I am married to an Ecuadorian and we have a child.  Becoming citizen is for convenience than anything else.  I will not consider retirement visa.

Obtaining and maintaining a residency visa for three years are requirements for EC citizenship.

cccmedia in Quito

biotee :

I have learned the questions and answers and have 200 question/answer test bank in case someone decide to go for citizenship.

How would you send/post/make available the test bank to an interested party?

If the basis for naturalization is marriage to a Ecuadorian national, you do not need 3 years residency…….you need to be married 3 years and as I recall you also needed a resident visa to apply.
Regulations change quickly here and the example of added requirements of written test this past June is a good example.
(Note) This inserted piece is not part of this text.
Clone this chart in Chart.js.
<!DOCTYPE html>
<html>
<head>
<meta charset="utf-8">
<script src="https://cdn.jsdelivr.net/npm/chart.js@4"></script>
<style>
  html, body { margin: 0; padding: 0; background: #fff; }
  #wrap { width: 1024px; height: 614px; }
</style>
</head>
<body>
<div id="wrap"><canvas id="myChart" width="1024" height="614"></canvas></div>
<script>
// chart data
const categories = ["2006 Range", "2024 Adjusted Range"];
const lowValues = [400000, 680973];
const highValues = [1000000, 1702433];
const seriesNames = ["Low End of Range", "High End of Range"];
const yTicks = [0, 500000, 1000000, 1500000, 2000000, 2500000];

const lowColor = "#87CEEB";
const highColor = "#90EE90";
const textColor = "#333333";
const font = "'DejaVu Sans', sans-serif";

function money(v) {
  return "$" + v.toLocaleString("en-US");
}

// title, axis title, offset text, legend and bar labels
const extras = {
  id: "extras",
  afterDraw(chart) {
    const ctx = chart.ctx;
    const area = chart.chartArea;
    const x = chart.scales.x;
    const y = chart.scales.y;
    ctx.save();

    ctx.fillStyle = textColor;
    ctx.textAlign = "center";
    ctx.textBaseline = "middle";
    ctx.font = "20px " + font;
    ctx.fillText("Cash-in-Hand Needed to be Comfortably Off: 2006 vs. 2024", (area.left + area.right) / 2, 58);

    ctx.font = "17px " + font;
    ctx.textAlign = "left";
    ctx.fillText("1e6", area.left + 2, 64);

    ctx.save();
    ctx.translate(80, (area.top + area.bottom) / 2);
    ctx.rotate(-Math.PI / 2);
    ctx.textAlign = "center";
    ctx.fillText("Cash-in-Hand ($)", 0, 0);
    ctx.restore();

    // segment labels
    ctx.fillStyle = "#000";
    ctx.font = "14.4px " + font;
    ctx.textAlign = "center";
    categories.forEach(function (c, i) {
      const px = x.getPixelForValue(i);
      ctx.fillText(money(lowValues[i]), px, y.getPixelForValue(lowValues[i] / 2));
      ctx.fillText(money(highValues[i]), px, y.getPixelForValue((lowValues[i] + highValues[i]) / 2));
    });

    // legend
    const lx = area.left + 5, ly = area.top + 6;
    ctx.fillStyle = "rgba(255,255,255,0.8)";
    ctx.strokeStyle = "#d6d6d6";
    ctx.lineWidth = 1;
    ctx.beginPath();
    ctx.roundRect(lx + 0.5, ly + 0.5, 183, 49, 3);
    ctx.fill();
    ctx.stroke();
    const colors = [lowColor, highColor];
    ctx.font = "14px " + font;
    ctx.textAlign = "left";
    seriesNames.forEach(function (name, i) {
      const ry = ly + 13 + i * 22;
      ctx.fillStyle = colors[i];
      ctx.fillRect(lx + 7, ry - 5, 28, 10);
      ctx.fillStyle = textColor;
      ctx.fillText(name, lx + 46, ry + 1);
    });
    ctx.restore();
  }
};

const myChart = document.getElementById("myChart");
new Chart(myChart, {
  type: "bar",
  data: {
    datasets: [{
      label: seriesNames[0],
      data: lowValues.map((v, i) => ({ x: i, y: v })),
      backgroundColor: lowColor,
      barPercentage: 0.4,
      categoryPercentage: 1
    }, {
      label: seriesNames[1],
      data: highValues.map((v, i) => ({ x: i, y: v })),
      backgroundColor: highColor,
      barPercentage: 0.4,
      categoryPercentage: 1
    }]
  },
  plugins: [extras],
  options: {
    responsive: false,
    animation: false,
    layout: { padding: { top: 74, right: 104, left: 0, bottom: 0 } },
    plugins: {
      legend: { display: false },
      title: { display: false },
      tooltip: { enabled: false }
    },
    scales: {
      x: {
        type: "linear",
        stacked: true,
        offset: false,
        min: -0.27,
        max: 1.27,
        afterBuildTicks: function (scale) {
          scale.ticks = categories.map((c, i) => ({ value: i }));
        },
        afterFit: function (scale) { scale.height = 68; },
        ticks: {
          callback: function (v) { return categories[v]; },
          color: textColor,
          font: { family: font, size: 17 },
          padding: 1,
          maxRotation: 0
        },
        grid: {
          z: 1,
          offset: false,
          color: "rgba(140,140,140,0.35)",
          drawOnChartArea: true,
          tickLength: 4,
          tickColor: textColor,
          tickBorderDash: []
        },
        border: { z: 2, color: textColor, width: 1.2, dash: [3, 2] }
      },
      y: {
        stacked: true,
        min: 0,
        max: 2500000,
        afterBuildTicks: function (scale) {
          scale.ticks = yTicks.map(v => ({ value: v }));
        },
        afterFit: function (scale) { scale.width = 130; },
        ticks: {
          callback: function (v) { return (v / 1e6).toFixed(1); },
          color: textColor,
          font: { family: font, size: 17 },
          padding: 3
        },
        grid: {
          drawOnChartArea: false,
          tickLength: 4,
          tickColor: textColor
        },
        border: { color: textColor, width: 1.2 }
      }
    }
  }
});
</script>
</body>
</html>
Would like to get in touch with Exists living Loja

Sally Ewing

incorrect..i never had residency visa just tourist but I was in and out of the country allot but it was not an issue when I applied for citizenship and I take the final test end of September then  sworn in couple days later

And you probably applied more than a month ago -- when the rules changed... again.  They removed the fast track for spouses of EC citizens, and now those must also go through the same process as anyone else.

We have a friend that applied last month, married for a decade to a EC citizen who became a naturalized US citizen (after they were married).  He was told that had he waited ONE DAY, his application would not have been accepted, because the rules changed the day after he submitted his application.

He was told the reason is reciprocity.  Since the US does not grant expedited citizenship to spouses of US citizens, Ecuador decided not to allow it here.  (Note that I am not sure if this applies only to US citizens married to EC citizens, or to those from any country)

question removed by author

Small update, there was an interview, conducted in Spanish, but my neighbour achieved citizenship with minimal Spanish.